In this situation, $A$ is real-valued, and the covariant derivative $\mathbf D$ satisfies $\mathbf Df_j = (\partial_j + iA_j)f$ for every section $f$. Here $\partial_j$ are the components of the trivial connection for $L$.
If $A_j \in L^2_{\text{loc}} (\mathbb R^n)$ and $f , (\partial_1 + iA_1)f, \dots, (\partial_n + iA_n)f \in L^2(\mathbb R^n)$, then for almost every $x \in \mathbb R^n$, it follows from the diamagnetic inequality that
$$|\nabla |f|(x)| \leq |\mathbf Df(x)|.$$

The above case is of the most physical interest. We view $\mathbb R^n$ as Minkowski spacetime.
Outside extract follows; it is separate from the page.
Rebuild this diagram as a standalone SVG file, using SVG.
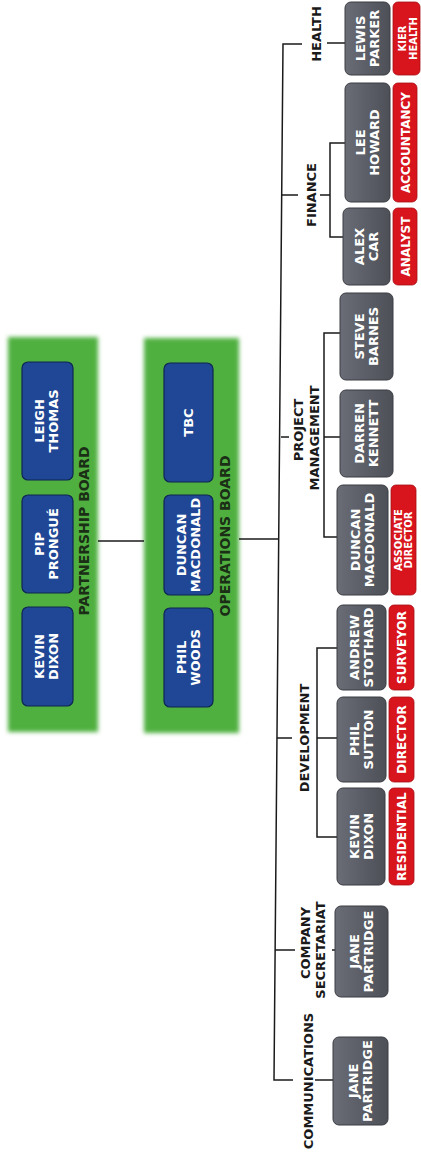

Since the gauge group of electromagnetism is $U(1)$, connection 1-forms for $L$ are nothing more than the valid electromagnetic four-potentials on $\mathbb R^n$.
If $F = dA$ is the electromagnetic tensor, then the massless Maxwell–Klein–Gordon system for a section $\phi$ of $L$ are
$$\begin{cases} \partial^\mu F_{\mu\nu} = \operatorname{Im}(\phi \mathbf D_\nu \phi) \\
\mathbf D^\mu \mathbf D_\mu \phi = 0\end{cases}$$
and the energy of this physical system is
$$\frac{||F(t)||_{L^2_x}^2}{2} + \frac{||\mathbf D \phi(t)||_{L^2_x}^2}{2}.$$
The diamagnetic inequality guarantees that the energy is minimized in the absence of electromagnetism, thus $A = 0$.